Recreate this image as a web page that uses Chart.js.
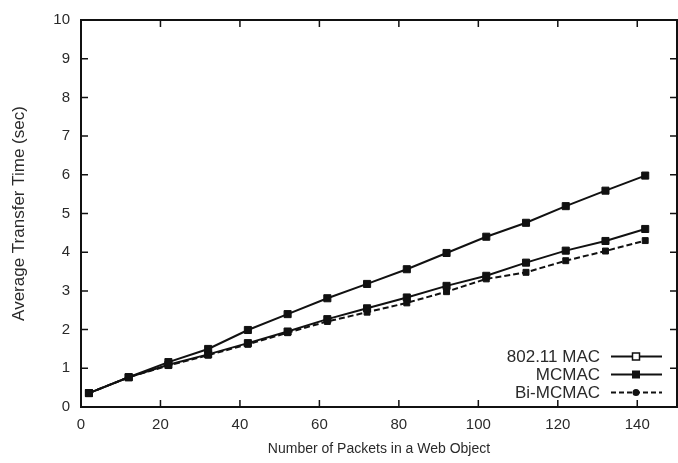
<!DOCTYPE html>
<html>
<head>
<meta charset="utf-8">
<script src="https://cdn.jsdelivr.net/npm/chart.js@4.4.1/dist/chart.umd.min.js"></script>
<style>
  html, body { margin: 0; padding: 0; background: #fff; overflow: hidden; }
  #wrap { width: 683px; height: 463px; position: relative; }
</style>
</head>
<body>
<div id="wrap"><canvas id="chart"></canvas></div>
<script>
// данные графика
const packets = [2, 12, 22, 32, 42, 52, 62, 72, 82, 92, 102, 112, 122, 132, 142];
const mac80211 = [0.36, 0.77, 1.16, 1.50, 1.99, 2.40, 2.81, 3.18, 3.56, 3.98, 4.40, 4.76, 5.19, 5.59, 5.98];
const mcmac = [0.36, 0.77, 1.09, 1.36, 1.65, 1.95, 2.27, 2.55, 2.83, 3.13, 3.39, 3.73, 4.04, 4.29, 4.60];
const biMcmac = [0.36, 0.77, 1.07, 1.34, 1.62, 1.92, 2.21, 2.45, 2.69, 2.98, 3.31, 3.48, 3.78, 4.03, 4.30];
const xTicks = [0, 20, 40, 60, 80, 100, 120, 140];
const yTicks = [0, 1, 2, 3, 4, 5, 6, 7, 8, 9, 10];
const seriesNames = ['802.11 MAC', 'MCMAC', 'Bi-MCMAC'];

const ink = '#111';
const textColor = '#2a2a2a';

function toPoints(ys) {
    return packets.map((x, i) => ({ x: x, y: ys[i] }));
}

// рамка и внутренние риски как в gnuplot, плюс легенда внутри области
const framePlugin = {
    id: 'frame',
    afterDatasetsDraw(chart) {
        const { ctx, chartArea: a, scales } = chart;
        const xs = scales.x, ys = scales.y;
        ctx.save();
        ctx.strokeStyle = ink;
        ctx.lineWidth = 1.5;
        const len = 7;
        ctx.beginPath();
        xTicks.forEach(v => {
            if (v === 0) return;
            const px = xs.getPixelForValue(v);
            ctx.moveTo(px, a.bottom); ctx.lineTo(px, a.bottom - len);
            ctx.moveTo(px, a.top); ctx.lineTo(px, a.top + len);
        });
        yTicks.forEach(v => {
            if (v === 0 || v === 10) return;
            const py = ys.getPixelForValue(v);
            ctx.moveTo(a.left, py); ctx.lineTo(a.left + len, py);
            ctx.moveTo(a.right, py); ctx.lineTo(a.right - len, py);
        });
        ctx.stroke();
        ctx.lineWidth = 2;
        ctx.strokeRect(a.left, a.top, a.right - a.left, a.bottom - a.top);

        // легенда
        const rows = [356.5, 374.5, 392.5];
        const textRight = 600, lx0 = 611, lx1 = 662, mx = 636;
        ctx.font = '17px "Liberation Sans", Arial, sans-serif';
        ctx.textAlign = 'right';
        ctx.textBaseline = 'middle';
        rows.forEach((ry, i) => {
            ctx.fillStyle = textColor;
            ctx.fillText(seriesNames[i], textRight, ry + 1);
            ctx.strokeStyle = ink;
            ctx.lineWidth = 1.8;
            ctx.setLineDash(i === 2 ? [5, 3] : []);
            ctx.beginPath();
            ctx.moveTo(lx0, ry); ctx.lineTo(lx1, ry);
            ctx.stroke();
            ctx.setLineDash([]);
            if (i === 0) {
                ctx.fillStyle = '#fff';
                ctx.fillRect(mx - 3.5, ry - 3.5, 7, 7);
                ctx.lineWidth = 1.5;
                ctx.strokeRect(mx - 3.5, ry - 3.5, 7, 7);
            } else if (i === 1) {
                ctx.fillStyle = ink;
                ctx.fillRect(mx - 4, ry - 4, 8, 8);
            } else {
                ctx.fillStyle = ink;
                ctx.beginPath();
                ctx.arc(mx, ry, 3.5, 0, Math.PI * 2);
                ctx.fill();
            }
        });
        ctx.restore();
    }
};

const chart = new Chart(document.getElementById('chart'), {
    type: 'line',
    data: {
        datasets: [
            {
                label: seriesNames[0],
                data: toPoints(mac80211),
                borderColor: ink,
                backgroundColor: ink,
                borderWidth: 2,
                pointStyle: 'rect',
                pointRadius: 5,
                pointBorderWidth: 1,
                tension: 0
            },
            {
                label: seriesNames[1],
                data: toPoints(mcmac),
                borderColor: ink,
                backgroundColor: ink,
                borderWidth: 2,
                pointStyle: 'rect',
                pointRadius: 5,
                pointBorderWidth: 1,
                tension: 0
            },
            {
                label: seriesNames[2],
                data: toPoints(biMcmac),
                borderColor: ink,
                backgroundColor: ink,
                borderWidth: 2,
                borderDash: [6, 3],
                pointStyle: 'rect',
                pointRadius: 4.2,
                pointBorderWidth: 1,
                tension: 0
            }
        ]
    },
    options: {
        responsive: true,
        maintainAspectRatio: false,
        animation: false,
        layout: { padding: { top: 16, right: 0, left: 0, bottom: 0 } },
        plugins: {
            legend: { display: false },
            tooltip: { enabled: false }
        },
        scales: {
            x: {
                type: 'linear',
                min: 0,
                max: 150,
                afterBuildTicks: s => { s.ticks = xTicks.map(v => ({ value: v })); },
                afterFit: s => { s.height = 56; },
                grid: { display: false, drawTicks: false },
                border: { display: false },
                ticks: {
                    padding: 9,
                    maxRotation: 0,
                    color: textColor,
                    font: { family: '"Liberation Sans", Arial, sans-serif', size: 15 }
                },
                title: {
                    display: true,
                    text: 'Number of Packets in a Web Object',
                    color: textColor,
                    padding: { top: 0, bottom: 5 },
                    font: { family: '"Liberation Sans", Arial, sans-serif', size: 14 }
                }
            },
            y: {
                min: 0,
                max: 10,
                afterBuildTicks: s => { s.ticks = yTicks.map(v => ({ value: v })); },
                afterFit: s => { s.width = 81; },
                grid: { display: false, drawTicks: false },
                border: { display: false },
                ticks: {
                    padding: 11,
                    color: textColor,
                    font: { family: '"Liberation Sans", Arial, sans-serif', size: 15 }
                },
                title: {
                    display: true,
                    text: 'Average Transfer Time (sec)',
                    color: textColor,
                    padding: { top: 9, bottom: 0 },
                    font: { family: '"Liberation Sans", Arial, sans-serif', size: 17 }
                }
            }
        }
    },
    plugins: [framePlugin]
});
</script>
</body>
</html>
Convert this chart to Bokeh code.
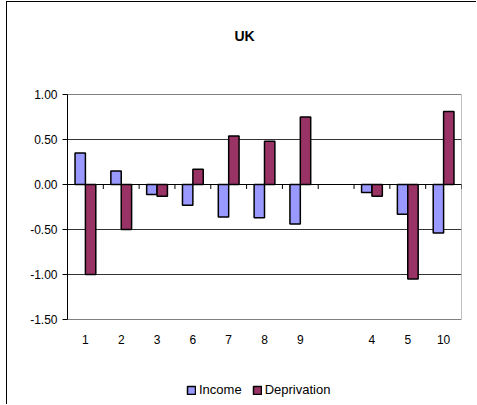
from bokeh.plotting import figure
from bokeh.models import (ColumnDataSource, FactorRange, Range1d, FixedTicker,
                          NumeralTickFormatter, Span, Legend, LegendItem, Label, LabelSet)
from bokeh.core.properties import value
from bokeh.transform import dodge
from bokeh.embed import file_html
from bokeh.resources import INLINE

# ---- data ----
axis_factors = ["1", "2", "3", "6", "7", "8", "9", " ", "4", "5", "10"]
categories = ["1", "2", "3", "6", "7", "8", "9", "4", "5", "10"]
income = [0.35, 0.15, -0.11, -0.23, -0.36, -0.37, -0.44, -0.09, -0.33, -0.54]
deprivation = [-1.00, -0.50, -0.13, 0.17, 0.54, 0.48, 0.75, -0.13, -1.05, 0.81]
y_ticks = [-1.5, -1.0, -0.5, 0.0, 0.5, 1.0]
y_min, y_max = -1.5, 1.0

FONT = "Liberation Sans"

# ---- layout (pixels) ----
W, H = 470, 403
BORDER_L, BORDER_R, BORDER_T, BORDER_B = 60, 16, 3, 3
PX_PER_UNIT = 90.0
AREA_TOP = 92          # top of plot area, canvas px
frame_h = H - BORDER_T - BORDER_B
y_end = y_max + (AREA_TOP - BORDER_T) / PX_PER_UNIT
y_start = y_end - frame_h / PX_PER_UNIT

src = ColumnDataSource(dict(cats=categories, income=income, deprivation=deprivation))
tick_src = ColumnDataSource(dict(cats=axis_factors, y0=[0.0] * len(axis_factors),
                                 y1=[-0.05] * len(axis_factors)))
lab_src = ColumnDataSource(dict(cats=axis_factors, y=[y_min] * len(axis_factors)))
area_src = ColumnDataSource(dict(l=[axis_factors[0]], r=[axis_factors[-1]],
                                 b=[y_min], t=[y_max]))

p = figure(width=W, height=H, x_range=FactorRange(*axis_factors),
           y_range=Range1d(y_start, y_end), output_backend="svg",
           toolbar_location=None, min_border_left=BORDER_L, min_border_right=BORDER_R,
           min_border_top=BORDER_T, min_border_bottom=BORDER_B)
p.margin = (1, 0, 0, 6)
p.styles = {"border-left": "1px solid black", "border-top": "1px solid black"}
p.outline_line_color = None

# plot-area border (grey)
p.quad(left=dodge("l", -0.5, range=p.x_range), right=dodge("r", 0.5, range=p.x_range),
       bottom="b", top="t", source=area_src, fill_color=None, line_color="#808080",
       line_width=1)

p.xgrid.visible = False
p.ygrid.ticker = FixedTicker(ticks=[-1.0, -0.5, 0.0, 0.5])
p.ygrid.grid_line_color = "#333333"
p.ygrid.grid_line_width = 1

p.yaxis.ticker = FixedTicker(ticks=y_ticks)
p.yaxis.bounds = (y_min, y_max)
p.yaxis.formatter = NumeralTickFormatter(format="0.00")
p.yaxis.axis_line_color = "black"
p.yaxis.major_tick_line_color = "black"
p.yaxis.major_tick_out = 5
p.yaxis.major_tick_in = 0
p.yaxis.minor_tick_line_color = None
p.yaxis.major_label_standoff = 5
p.yaxis.major_label_text_font = FONT
p.yaxis.major_label_text_font_size = "12px"
p.yaxis.major_label_text_color = "black"

p.xaxis.visible = False

p.add_layout(Span(location=0, dimension="width", line_color="black", line_width=1))

# tick marks between categories on the zero line
p.segment(x0=dodge("cats", 0.5, range=p.x_range), x1=dodge("cats", 0.5, range=p.x_range),
          y0="y0", y1="y1", source=tick_src, line_color="black", line_width=1)

bw = 0.29
r1 = p.vbar(x=dodge("cats", -bw / 2, range=p.x_range), top="income", bottom=0, width=bw,
            source=src, fill_color="#9999FF", line_color="black", line_width=1.5)
r2 = p.vbar(x=dodge("cats", bw / 2, range=p.x_range), top="deprivation", bottom=0, width=bw,
            source=src, fill_color="#993366", line_color="black", line_width=1.5)

# category labels below the plot area
p.add_layout(LabelSet(x="cats", y="y", text="cats", source=lab_src, y_offset=-20,
                      text_align="center", text_baseline="middle",
                      text_font=value(FONT), text_font_size=value("12px"),
                      text_color="black"))

# title
p.add_layout(Label(x=177, y=y_max + 59 / PX_PER_UNIT, x_units="screen", text="UK",
                   text_align="center", text_baseline="middle", text_font=FONT,
                   text_font_size="14px", text_font_style="bold", text_color="black"))

legend = Legend(items=[LegendItem(label="Income", renderers=[r1]),
                       LegendItem(label="Deprivation", renderers=[r2])],
                location=(119, 5), orientation="horizontal")
legend.border_line_color = None
legend.background_fill_alpha = 0
legend.padding = 0
legend.margin = 0
legend.spacing = 10
legend.glyph_width = 10
legend.glyph_height = 10
legend.label_height = 10
legend.label_standoff = 3
legend.label_text_font = FONT
legend.label_text_font_size = "13px"
legend.label_text_color = "black"
p.add_layout(legend, "center")

open("out.html", "w").write(file_html(p, INLINE))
------------------------------------------------------------------------
_THE EXERCISE_
Check each line of the records for the word "this", and show the lines that contain it.

_TASK SOLUTION_
Recreate this image as a web page that uses Chart.js.
Convert this chart to Bokeh code.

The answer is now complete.